→ Exercise requirements
Leaving out all pictures, copy exactly the lines from the one containing "Generate a Python" down to the one containing "from bokeh.resources import INLINE", both of them included.

### Data for the task

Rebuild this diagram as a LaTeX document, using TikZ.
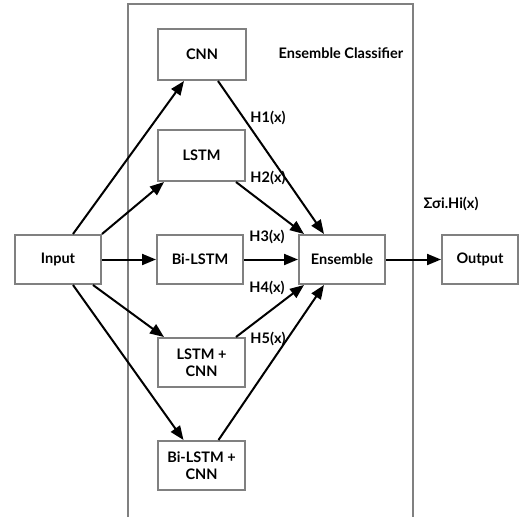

######
### Data for the task

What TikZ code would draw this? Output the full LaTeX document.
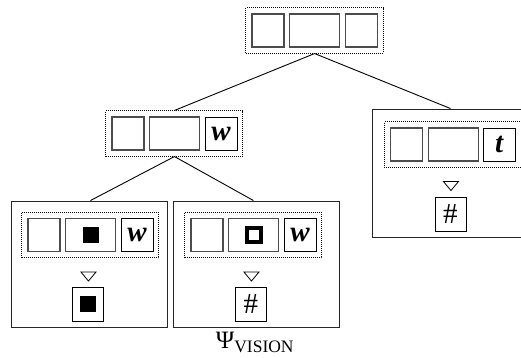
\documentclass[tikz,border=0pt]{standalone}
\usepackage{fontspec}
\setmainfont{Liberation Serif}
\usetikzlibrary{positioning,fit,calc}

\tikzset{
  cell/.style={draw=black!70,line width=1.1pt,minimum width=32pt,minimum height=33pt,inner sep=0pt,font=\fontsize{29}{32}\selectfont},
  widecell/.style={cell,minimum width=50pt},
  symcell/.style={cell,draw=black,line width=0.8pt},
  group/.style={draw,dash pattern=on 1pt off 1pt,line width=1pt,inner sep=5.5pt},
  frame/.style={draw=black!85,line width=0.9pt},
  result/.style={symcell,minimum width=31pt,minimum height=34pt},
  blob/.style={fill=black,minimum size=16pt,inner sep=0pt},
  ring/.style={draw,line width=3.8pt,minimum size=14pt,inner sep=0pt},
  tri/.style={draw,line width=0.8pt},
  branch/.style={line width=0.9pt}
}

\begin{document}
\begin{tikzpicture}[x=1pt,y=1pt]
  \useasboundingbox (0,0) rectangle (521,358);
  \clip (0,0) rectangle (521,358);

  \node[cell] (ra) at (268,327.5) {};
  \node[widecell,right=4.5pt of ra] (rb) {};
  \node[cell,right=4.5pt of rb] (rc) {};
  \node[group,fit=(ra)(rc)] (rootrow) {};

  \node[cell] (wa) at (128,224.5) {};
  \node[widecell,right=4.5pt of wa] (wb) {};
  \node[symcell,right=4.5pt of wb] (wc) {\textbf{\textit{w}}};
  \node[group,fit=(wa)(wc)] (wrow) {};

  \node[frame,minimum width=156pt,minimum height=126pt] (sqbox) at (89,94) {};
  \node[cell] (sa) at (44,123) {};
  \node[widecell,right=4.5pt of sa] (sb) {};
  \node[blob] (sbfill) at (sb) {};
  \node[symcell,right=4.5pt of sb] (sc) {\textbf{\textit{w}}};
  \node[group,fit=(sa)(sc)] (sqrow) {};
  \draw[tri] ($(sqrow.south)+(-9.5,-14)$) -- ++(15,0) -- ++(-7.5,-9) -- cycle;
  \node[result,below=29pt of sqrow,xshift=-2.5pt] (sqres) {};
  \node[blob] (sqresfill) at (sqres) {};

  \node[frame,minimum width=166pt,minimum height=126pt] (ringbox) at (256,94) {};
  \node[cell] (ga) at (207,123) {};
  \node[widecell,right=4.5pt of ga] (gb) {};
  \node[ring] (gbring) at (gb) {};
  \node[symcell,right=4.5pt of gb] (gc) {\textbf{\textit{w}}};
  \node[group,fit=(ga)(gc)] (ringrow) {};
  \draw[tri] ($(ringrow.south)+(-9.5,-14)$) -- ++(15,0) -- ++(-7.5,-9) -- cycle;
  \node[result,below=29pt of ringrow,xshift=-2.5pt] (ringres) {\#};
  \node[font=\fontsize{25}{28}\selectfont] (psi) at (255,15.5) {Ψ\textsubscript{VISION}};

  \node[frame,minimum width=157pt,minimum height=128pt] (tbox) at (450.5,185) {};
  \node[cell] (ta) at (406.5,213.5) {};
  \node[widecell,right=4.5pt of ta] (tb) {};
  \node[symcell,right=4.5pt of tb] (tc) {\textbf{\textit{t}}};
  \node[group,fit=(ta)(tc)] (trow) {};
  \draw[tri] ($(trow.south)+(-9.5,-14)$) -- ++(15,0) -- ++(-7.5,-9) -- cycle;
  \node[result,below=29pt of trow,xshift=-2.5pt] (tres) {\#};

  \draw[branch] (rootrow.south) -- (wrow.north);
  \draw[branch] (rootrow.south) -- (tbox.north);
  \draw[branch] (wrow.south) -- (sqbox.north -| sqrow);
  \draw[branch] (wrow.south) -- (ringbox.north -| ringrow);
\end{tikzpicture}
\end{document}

######
### Data for the task

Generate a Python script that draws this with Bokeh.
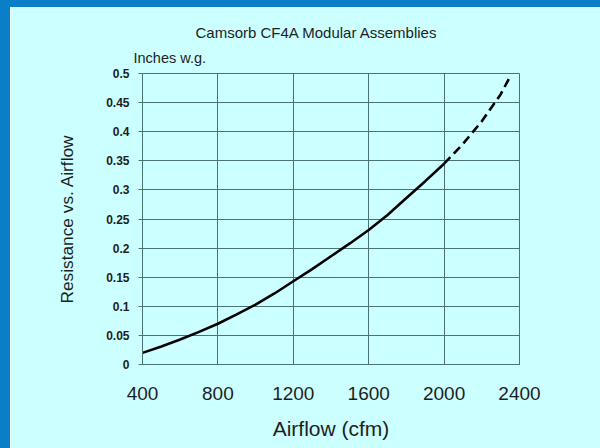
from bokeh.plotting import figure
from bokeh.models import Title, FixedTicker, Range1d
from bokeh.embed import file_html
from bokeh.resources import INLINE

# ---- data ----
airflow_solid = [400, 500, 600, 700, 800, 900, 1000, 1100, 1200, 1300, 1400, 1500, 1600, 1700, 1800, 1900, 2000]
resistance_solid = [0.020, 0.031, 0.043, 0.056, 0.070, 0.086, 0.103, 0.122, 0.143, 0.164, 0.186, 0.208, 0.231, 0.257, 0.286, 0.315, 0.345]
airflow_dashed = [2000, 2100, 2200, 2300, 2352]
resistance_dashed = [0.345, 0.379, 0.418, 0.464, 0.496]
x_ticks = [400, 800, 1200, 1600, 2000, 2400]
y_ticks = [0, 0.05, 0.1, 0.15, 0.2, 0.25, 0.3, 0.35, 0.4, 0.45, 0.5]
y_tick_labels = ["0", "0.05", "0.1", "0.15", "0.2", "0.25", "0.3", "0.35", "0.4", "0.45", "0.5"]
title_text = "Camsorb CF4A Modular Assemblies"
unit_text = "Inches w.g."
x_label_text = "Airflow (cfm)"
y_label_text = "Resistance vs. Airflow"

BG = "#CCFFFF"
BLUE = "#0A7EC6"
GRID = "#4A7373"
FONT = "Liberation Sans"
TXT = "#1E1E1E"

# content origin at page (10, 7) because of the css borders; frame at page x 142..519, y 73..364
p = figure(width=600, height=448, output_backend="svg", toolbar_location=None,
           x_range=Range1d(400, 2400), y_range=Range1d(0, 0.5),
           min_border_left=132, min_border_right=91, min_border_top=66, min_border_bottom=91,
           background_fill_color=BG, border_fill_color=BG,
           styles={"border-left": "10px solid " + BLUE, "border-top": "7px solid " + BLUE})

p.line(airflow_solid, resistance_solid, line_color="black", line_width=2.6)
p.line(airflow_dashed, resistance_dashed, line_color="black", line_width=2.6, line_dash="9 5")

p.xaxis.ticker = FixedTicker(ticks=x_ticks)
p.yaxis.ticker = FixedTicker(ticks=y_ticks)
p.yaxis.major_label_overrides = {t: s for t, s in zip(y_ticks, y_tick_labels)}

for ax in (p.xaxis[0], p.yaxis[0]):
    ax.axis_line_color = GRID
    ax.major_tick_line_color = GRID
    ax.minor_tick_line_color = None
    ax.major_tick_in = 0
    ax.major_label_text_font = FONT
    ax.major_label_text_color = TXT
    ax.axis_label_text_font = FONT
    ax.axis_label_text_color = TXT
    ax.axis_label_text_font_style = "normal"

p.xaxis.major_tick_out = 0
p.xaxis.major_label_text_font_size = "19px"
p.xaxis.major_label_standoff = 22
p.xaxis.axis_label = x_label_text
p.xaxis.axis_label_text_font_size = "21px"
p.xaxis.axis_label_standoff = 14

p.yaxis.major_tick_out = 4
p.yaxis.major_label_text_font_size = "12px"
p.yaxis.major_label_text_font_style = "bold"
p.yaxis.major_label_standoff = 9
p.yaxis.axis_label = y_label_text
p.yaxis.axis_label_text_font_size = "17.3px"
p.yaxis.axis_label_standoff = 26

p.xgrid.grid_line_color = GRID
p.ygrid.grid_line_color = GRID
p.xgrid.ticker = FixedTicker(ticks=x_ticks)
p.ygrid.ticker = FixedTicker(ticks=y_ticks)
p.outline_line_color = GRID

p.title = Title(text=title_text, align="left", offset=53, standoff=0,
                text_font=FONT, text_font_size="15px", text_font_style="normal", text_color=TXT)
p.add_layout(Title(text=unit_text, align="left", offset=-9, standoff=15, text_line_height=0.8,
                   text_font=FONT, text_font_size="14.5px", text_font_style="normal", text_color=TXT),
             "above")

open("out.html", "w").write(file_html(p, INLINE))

######

→ Solution to this exercise
Generate a Python script that draws this with Bokeh.
from bokeh.plotting import figure
from bokeh.models import Title, FixedTicker, Range1d
from bokeh.embed import file_html
from bokeh.resources import INLINE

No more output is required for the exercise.